Officers within these zones will take extra measures to police any unsanctioned large gatherings of 10 or more people. People attending the parties will be first asked to leave. If they refuse, they face arrest, Johnson said. The heightened enforcement will continue for at least a month, police said.

Social media has made it easier for the gatherings to grow rapidly and made policing them more difficult.

“Years ago, a large gathering really had to be advertised for it to become a large gathering,” he said. “Now we’re having people livestream from a particular location — ‘We’re going to be having a party’ — and 10 people will turn into 200 just like that.”

Many of these unsanctioned parties were block parties, likely with a gang connection, Johnson said. Rival gang members showed up, Johnson said, and likely fired into the crowds at random.
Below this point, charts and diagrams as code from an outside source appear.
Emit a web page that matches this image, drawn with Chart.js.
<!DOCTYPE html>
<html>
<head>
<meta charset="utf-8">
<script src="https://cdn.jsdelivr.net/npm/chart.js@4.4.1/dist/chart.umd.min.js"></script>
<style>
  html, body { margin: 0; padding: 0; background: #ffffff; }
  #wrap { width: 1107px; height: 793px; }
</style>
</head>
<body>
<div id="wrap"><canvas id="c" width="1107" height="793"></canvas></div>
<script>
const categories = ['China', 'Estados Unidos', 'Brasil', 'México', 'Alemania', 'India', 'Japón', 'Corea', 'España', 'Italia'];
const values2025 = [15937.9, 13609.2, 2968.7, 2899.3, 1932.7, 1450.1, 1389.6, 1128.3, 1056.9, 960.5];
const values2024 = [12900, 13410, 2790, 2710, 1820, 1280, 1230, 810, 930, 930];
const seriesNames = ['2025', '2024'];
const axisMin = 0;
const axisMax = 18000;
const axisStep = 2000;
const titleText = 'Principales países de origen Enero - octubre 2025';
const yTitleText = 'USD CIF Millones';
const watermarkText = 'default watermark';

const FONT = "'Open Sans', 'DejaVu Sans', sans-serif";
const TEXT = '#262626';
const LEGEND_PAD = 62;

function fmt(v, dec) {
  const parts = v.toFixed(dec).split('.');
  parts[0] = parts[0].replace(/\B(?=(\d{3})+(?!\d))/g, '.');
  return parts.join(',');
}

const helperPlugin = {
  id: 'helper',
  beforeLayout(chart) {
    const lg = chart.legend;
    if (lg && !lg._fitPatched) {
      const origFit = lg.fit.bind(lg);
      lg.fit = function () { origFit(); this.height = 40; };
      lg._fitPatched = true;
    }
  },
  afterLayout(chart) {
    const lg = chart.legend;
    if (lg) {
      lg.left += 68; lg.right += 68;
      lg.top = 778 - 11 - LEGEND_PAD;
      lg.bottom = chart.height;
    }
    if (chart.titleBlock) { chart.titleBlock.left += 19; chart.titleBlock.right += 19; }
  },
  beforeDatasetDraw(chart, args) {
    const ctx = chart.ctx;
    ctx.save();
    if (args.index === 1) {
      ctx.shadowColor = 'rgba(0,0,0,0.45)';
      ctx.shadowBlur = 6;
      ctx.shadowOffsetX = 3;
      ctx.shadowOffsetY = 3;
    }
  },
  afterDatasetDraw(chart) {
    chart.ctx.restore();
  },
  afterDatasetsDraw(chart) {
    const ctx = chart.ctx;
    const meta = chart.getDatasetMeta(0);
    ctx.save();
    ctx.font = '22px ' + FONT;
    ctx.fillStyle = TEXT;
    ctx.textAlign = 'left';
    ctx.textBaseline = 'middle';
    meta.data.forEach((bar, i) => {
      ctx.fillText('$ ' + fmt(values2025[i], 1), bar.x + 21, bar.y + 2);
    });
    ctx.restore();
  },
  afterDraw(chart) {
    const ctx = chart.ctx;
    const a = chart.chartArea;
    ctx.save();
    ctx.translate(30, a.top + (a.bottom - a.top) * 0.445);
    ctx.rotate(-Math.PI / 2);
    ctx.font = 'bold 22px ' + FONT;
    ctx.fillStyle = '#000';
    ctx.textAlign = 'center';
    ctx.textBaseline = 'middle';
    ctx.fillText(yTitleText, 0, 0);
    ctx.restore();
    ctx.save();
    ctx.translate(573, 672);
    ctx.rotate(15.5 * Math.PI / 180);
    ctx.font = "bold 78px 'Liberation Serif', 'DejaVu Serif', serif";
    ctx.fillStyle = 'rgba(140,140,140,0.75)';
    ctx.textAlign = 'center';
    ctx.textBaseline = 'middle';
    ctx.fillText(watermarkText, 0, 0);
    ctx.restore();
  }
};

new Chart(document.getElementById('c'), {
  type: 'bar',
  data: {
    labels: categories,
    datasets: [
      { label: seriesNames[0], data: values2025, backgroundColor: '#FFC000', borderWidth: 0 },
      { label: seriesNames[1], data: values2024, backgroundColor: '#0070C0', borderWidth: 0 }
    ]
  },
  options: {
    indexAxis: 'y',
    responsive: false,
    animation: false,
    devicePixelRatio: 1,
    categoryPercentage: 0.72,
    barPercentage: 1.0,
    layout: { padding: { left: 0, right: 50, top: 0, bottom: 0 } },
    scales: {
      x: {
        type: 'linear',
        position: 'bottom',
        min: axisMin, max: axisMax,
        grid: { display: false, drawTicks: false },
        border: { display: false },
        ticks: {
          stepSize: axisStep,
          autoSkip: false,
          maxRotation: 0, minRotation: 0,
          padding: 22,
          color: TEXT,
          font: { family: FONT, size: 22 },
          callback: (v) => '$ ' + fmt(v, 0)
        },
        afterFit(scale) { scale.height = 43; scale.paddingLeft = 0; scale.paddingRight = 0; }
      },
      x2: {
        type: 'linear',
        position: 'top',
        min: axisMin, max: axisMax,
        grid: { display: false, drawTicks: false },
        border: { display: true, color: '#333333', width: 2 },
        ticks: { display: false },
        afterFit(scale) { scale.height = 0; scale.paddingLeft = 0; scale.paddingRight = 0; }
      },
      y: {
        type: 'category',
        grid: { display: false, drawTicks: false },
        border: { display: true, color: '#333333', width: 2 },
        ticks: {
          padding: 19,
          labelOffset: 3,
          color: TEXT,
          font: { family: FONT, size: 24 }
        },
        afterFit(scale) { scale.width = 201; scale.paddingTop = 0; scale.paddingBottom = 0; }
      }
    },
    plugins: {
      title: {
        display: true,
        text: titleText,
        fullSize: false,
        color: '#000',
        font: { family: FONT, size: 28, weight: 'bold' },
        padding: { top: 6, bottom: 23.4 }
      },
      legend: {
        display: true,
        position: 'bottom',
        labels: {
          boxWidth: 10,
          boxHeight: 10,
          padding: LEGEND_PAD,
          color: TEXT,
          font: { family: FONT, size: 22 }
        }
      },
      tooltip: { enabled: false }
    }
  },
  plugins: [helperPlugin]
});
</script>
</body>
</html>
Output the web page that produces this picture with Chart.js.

Johnson emphasized that police aren’t targeting block parties specifically, and said cops will evaluate a number of criteria before breaking up a gathering. Neighborhood block clubs will be contacted to ensure they know to register parties with the city and to offer CPD as a safety resource.

“There’s nothing wrong with people enjoying nice weather in this city,” Johnson said. “The goal isn’t to be arresting people just because they’re enjoying summertime.”